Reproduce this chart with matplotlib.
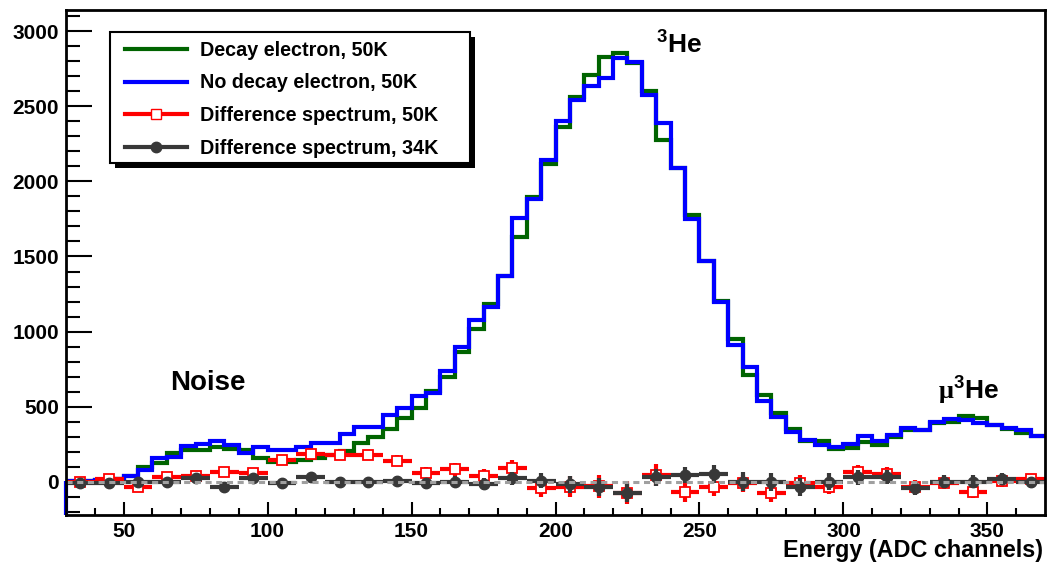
import numpy as np
import matplotlib
matplotlib.use("Agg")
import matplotlib.pyplot as plt
from matplotlib.lines import Line2D
from matplotlib.patches import Rectangle

plt.rcParams['font.family'] = ['Liberation Sans', 'DejaVu Sans']
plt.rcParams['font.weight'] = 'bold'
plt.rcParams['mathtext.fontset'] = 'custom'
plt.rcParams['mathtext.rm'] = 'Liberation Serif'
plt.rcParams['mathtext.bf'] = 'Liberation Sans:bold'

# ---- data ----
bin_lo, bin_hi, bin_w = 30, 370, 5
decay_50k = [5, 8, 15, 18, 40, 102, 124, 195, 213, 213,
             232, 217, 210, 157, 135, 135, 146, 157, 180, 207,
             257, 302, 350, 424, 490, 608, 696, 867, 1016, 1184,
             1371, 1632, 1898, 2116, 2360, 2559, 2708, 2830, 2852, 2790,
             2604, 2275, 2087, 1776, 1472, 1206, 949, 712, 579, 461,
             350, 275, 273, 220, 224, 268, 246, 297, 346, 346,
             390, 401, 439, 424, 379, 350, 328, 306]
nodecay_50k = [5, 8, 15, 18, 40, 80, 157, 169, 240, 251,
               270, 246, 191, 235, 213, 213, 235, 257, 257, 318,
               366, 366, 446, 490, 572, 590, 741, 900, 1078, 1167,
               1371, 1754, 1883, 2142, 2404, 2542, 2635, 2686, 2819, 2797,
               2575, 2386, 2087, 1748, 1472, 1200, 912, 767, 541, 435,
               335, 279, 246, 235, 250, 305, 273, 313, 361, 346,
               401, 417, 412, 395, 379, 357, 346, 306]

diff_w = 10
diff_50k = [0, 18, -35, 31, 40, 69, 58, 146, 186, 180,
            180, 142, 60, 84, 38, 95, -42, -31, -30, -72,
            47, -64, -35, -9, -75, -9, -31, 64, 51, -31,
            -4, -64, 9, 18]
diff_50k_err = [15, 15, 20, 25, 28, 30, 28, 28, 30, 32,
                35, 38, 42, 45, 48, 52, 60, 72, 75, 78,
                75, 68, 60, 58, 58, 55, 52, 48, 46, 44,
                42, 42, 40, 38]
diff_34k = [-4, -4, 2, 2, 24, -31, 29, -4, 31, 2,
            -2, 9, -9, 2, -13, 24, 9, -16, -31, -71,
            31, 47, 53, 2, -2, -35, 2, 31, 31, -42,
            2, 2, 18, -2]
diff_34k_err = [12, 12, 18, 22, 24, 26, 24, 24, 26, 28,
                30, 32, 36, 38, 40, 45, 52, 58, 60, 62,
                55, 55, 62, 62, 60, 58, 55, 50, 48, 45,
                42, 42, 40, 38]

labels = ["Decay electron, 50K", "No decay electron, 50K",
          "Difference spectrum, 50K", "Difference spectrum, 34K"]

# ---- figure ----
W, H = 1049, 568
fig = plt.figure(figsize=(W / 100, H / 100), dpi=100)
L, R, T, B = 66, 1045, 10, 515
ax = fig.add_axes([L / W, 1 - B / H, (R - L) / W, (B - T) / H])
ymin, ymax = -220, 3140
ax.set_xlim(bin_lo, bin_hi)
ax.set_ylim(ymin, ymax)

edges = np.arange(bin_lo, bin_hi + bin_w, bin_w)
green = '#006400'
blue = '#0000ff'
red = '#ff0000'
dark = '#383838'

ax.stairs(decay_50k, edges, color=green, lw=3.0, baseline=None, zorder=2)
ax.stairs(nodecay_50k, edges, color=blue, lw=3.0, baseline=None, zorder=2.1)
ax.vlines(edges[0], ymin, nodecay_50k[0], color=blue, lw=3.0, zorder=3, clip_on=False)

centers = np.arange(bin_lo + diff_w / 2, bin_hi, diff_w)
ax.errorbar(centers, diff_50k, xerr=diff_w / 2, yerr=diff_50k_err, fmt='s',
            color=red, mfc='white', mec=red, mew=1.3, ms=7.5,
            elinewidth=3.0, capsize=0, zorder=3)
ax.errorbar(centers, diff_34k, xerr=diff_w / 2, yerr=diff_34k_err, fmt='o',
            color=dark, mfc=dark, mec=dark, ms=7.5,
            elinewidth=3.0, capsize=0, zorder=3.2)
ax.axhline(0, color='#a0a0a0', lw=2.2, ls=(0, (2.0, 1.5)), zorder=3.5)

# axes styling
for s in ax.spines.values():
    s.set_linewidth(2.0)
    s.set_zorder(4)
ax.set_xticks(np.arange(50, 351, 50))
ax.set_xticks(np.arange(40, 370, 10), minor=True)
ax.set_yticks(np.arange(0, 3001, 500))
ax.set_yticks(np.arange(-200, 3101, 100), minor=True)
ax.tick_params(axis='both', which='both', direction='in', width=1.5,
               top=False, right=False, labelsize=15)
ax.tick_params(axis='y', which='major', length=19, pad=5)
ax.tick_params(axis='y', which='minor', length=10)
ax.tick_params(axis='x', which='major', length=9.5, pad=5)
ax.tick_params(axis='x', which='minor', length=5)
for lab in ax.get_xticklabels() + ax.get_yticklabels():
    lab.set_fontweight('bold')

fig.text(1043 / W, 1 - 551 / H, "Energy (ADC channels)", ha='right', va='center',
         fontsize=16.8, fontweight='bold')

# annotations
ax.text(79.4, 659, "Noise", ha='center', va='center', fontsize=20, fontweight='bold')
ax.text(243.0, 2914, r'$^{\mathbf{3}}\mathbf{He}$', ha='center', va='center', fontsize=19)
ax.text(343.6, 612, r'$\mathrm{\mu}^{\mathbf{3}}\mathbf{He}$', ha='center', va='center', fontsize=19)

# legend box (frame + shadow) drawn in figure pixels
lx0, ly0, lx1, ly1 = 110, 32, 470, 163
fig.patches.append(Rectangle((lx0 + 5, H - ly1 - 5), lx1 - lx0, ly1 - ly0,
                             transform=None, facecolor='black', edgecolor='none',
                             zorder=9))
fig.patches.append(Rectangle((lx0, H - ly1), lx1 - lx0, ly1 - ly0,
                             transform=None, facecolor='white', edgecolor='black',
                             lw=1.5, zorder=9.5))

handles = [Line2D([], [], color=green, lw=3.0),
           Line2D([], [], color=blue, lw=3.0),
           Line2D([], [], color=red, lw=3.0, marker='s', mfc='white', mec=red, ms=7.5),
           Line2D([], [], color=dark, lw=3.0, marker='o', mfc=dark, mec=dark, ms=7.5)]
leg = fig.legend(handles, labels, loc='upper left',
                 bbox_to_anchor=((lx0 + 6) / W, 1 - ly0 / H),
                 bbox_transform=fig.transFigure,
                 prop={'weight': 'bold', 'size': 14.2}, frameon=False,
                 borderaxespad=0, handlelength=3.15, handletextpad=0.65,
                 labelspacing=0.69, borderpad=0.45)
leg.set_zorder(10)

fig.savefig("out.png", dpi=100)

——

> [Problem to work on] Using the material above, return every line exactly as it appears, minus the pictures.

> [Worked solution]
Reproduce this chart with matplotlib.
import numpy as np
import matplotlib
matplotlib.use("Agg")
import matplotlib.pyplot as plt
from matplotlib.lines import Line2D
from matplotlib.patches import Rectangle

plt.rcParams['font.family'] = ['Liberation Sans', 'DejaVu Sans']
plt.rcParams['font.weight'] = 'bold'
plt.rcParams['mathtext.fontset'] = 'custom'
plt.rcParams['mathtext.rm'] = 'Liberation Serif'
plt.rcParams['mathtext.bf'] = 'Liberation Sans:bold'

# ---- data ----
bin_lo, bin_hi, bin_w = 30, 370, 5
decay_50k = [5, 8, 15, 18, 40, 102, 124, 195, 213, 213,
             232, 217, 210, 157, 135, 135, 146, 157, 180, 207,
             257, 302, 350, 424, 490, 608, 696, 867, 1016, 1184,
             1371, 1632, 1898, 2116, 2360, 2559, 2708, 2830, 2852, 2790,
             2604, 2275, 2087, 1776, 1472, 1206, 949, 712, 579, 461,
             350, 275, 273, 220, 224, 268, 246, 297, 346, 346,
             390, 401, 439, 424, 379, 350, 328, 306]
nodecay_50k = [5, 8, 15, 18, 40, 80, 157, 169, 240, 251,
               270, 246, 191, 235, 213, 213, 235, 257, 257, 318,
               366, 366, 446, 490, 572, 590, 741, 900, 1078, 1167,
               1371, 1754, 1883, 2142, 2404, 2542, 2635, 2686, 2819, 2797,
               2575, 2386, 2087, 1748, 1472, 1200, 912, 767, 541, 435,
               335, 279, 246, 235, 250, 305, 273, 313, 361, 346,
               401, 417, 412, 395, 379, 357, 346, 306]

diff_w = 10
diff_50k = [0, 18, -35, 31, 40, 69, 58, 146, 186, 180,
            180, 142, 60, 84, 38, 95, -42, -31, -30, -72,
            47, -64, -35, -9, -75, -9, -31, 64, 51, -31,
            -4, -64, 9, 18]
diff_50k_err = [15, 15, 20, 25, 28, 30, 28, 28, 30, 32,
                35, 38, 42, 45, 48, 52, 60, 72, 75, 78,
                75, 68, 60, 58, 58, 55, 52, 48, 46, 44,
                42, 42, 40, 38]
diff_34k = [-4, -4, 2, 2, 24, -31, 29, -4, 31, 2,
            -2, 9, -9, 2, -13, 24, 9, -16, -31, -71,
            31, 47, 53, 2, -2, -35, 2, 31, 31, -42,
            2, 2, 18, -2]
diff_34k_err = [12, 12, 18, 22, 24, 26, 24, 24, 26, 28,
                30, 32, 36, 38, 40, 45, 52, 58, 60, 62,
                55, 55, 62, 62, 60, 58, 55, 50, 48, 45,
                42, 42, 40, 38]

labels = ["Decay electron, 50K", "No decay electron, 50K",
          "Difference spectrum, 50K", "Difference spectrum, 34K"]

# ---- figure ----
W, H = 1049, 568
fig = plt.figure(figsize=(W / 100, H / 100), dpi=100)
L, R, T, B = 66, 1045, 10, 515
ax = fig.add_axes([L / W, 1 - B / H, (R - L) / W, (B - T) / H])
ymin, ymax = -220, 3140
ax.set_xlim(bin_lo, bin_hi)
ax.set_ylim(ymin, ymax)

edges = np.arange(bin_lo, bin_hi + bin_w, bin_w)
green = '#006400'
blue = '#0000ff'
red = '#ff0000'
dark = '#383838'

ax.stairs(decay_50k, edges, color=green, lw=3.0, baseline=None, zorder=2)
ax.stairs(nodecay_50k, edges, color=blue, lw=3.0, baseline=None, zorder=2.1)
ax.vlines(edges[0], ymin, nodecay_50k[0], color=blue, lw=3.0, zorder=3, clip_on=False)

centers = np.arange(bin_lo + diff_w / 2, bin_hi, diff_w)
ax.errorbar(centers, diff_50k, xerr=diff_w / 2, yerr=diff_50k_err, fmt='s',
            color=red, mfc='white', mec=red, mew=1.3, ms=7.5,
            elinewidth=3.0, capsize=0, zorder=3)
ax.errorbar(centers, diff_34k, xerr=diff_w / 2, yerr=diff_34k_err, fmt='o',
            color=dark, mfc=dark, mec=dark, ms=7.5,
            elinewidth=3.0, capsize=0, zorder=3.2)
ax.axhline(0, color='#a0a0a0', lw=2.2, ls=(0, (2.0, 1.5)), zorder=3.5)

# axes styling
for s in ax.spines.values():
    s.set_linewidth(2.0)
    s.set_zorder(4)
ax.set_xticks(np.arange(50, 351, 50))
ax.set_xticks(np.arange(40, 370, 10), minor=True)
ax.set_yticks(np.arange(0, 3001, 500))
ax.set_yticks(np.arange(-200, 3101, 100), minor=True)
ax.tick_params(axis='both', which='both', direction='in', width=1.5,
               top=False, right=False, labelsize=15)
ax.tick_params(axis='y', which='major', length=19, pad=5)
ax.tick_params(axis='y', which='minor', length=10)
ax.tick_params(axis='x', which='major', length=9.5, pad=5)
ax.tick_params(axis='x', which='minor', length=5)
for lab in ax.get_xticklabels() + ax.get_yticklabels():
    lab.set_fontweight('bold')

fig.text(1043 / W, 1 - 551 / H, "Energy (ADC channels)", ha='right', va='center',
         fontsize=16.8, fontweight='bold')

# annotations
ax.text(79.4, 659, "Noise", ha='center', va='center', fontsize=20, fontweight='bold')
ax.text(243.0, 2914, r'$^{\mathbf{3}}\mathbf{He}$', ha='center', va='center', fontsize=19)
ax.text(343.6, 612, r'$\mathrm{\mu}^{\mathbf{3}}\mathbf{He}$', ha='center', va='center', fontsize=19)

# legend box (frame + shadow) drawn in figure pixels
lx0, ly0, lx1, ly1 = 110, 32, 470, 163
fig.patches.append(Rectangle((lx0 + 5, H - ly1 - 5), lx1 - lx0, ly1 - ly0,
                             transform=None, facecolor='black', edgecolor='none',
                             zorder=9))
fig.patches.append(Rectangle((lx0, H - ly1), lx1 - lx0, ly1 - ly0,
                             transform=None, facecolor='white', edgecolor='black',
                             lw=1.5, zorder=9.5))

handles = [Line2D([], [], color=green, lw=3.0),
           Line2D([], [], color=blue, lw=3.0),
           Line2D([], [], color=red, lw=3.0, marker='s', mfc='white', mec=red, ms=7.5),
           Line2D([], [], color=dark, lw=3.0, marker='o', mfc=dark, mec=dark, ms=7.5)]
leg = fig.legend(handles, labels, loc='upper left',
                 bbox_to_anchor=((lx0 + 6) / W, 1 - ly0 / H),
                 bbox_transform=fig.transFigure,
                 prop={'weight': 'bold', 'size': 14.2}, frameon=False,
                 borderaxespad=0, handlelength=3.15, handletextpad=0.65,
                 labelspacing=0.69, borderpad=0.45)
leg.set_zorder(10)

fig.savefig("out.png", dpi=100)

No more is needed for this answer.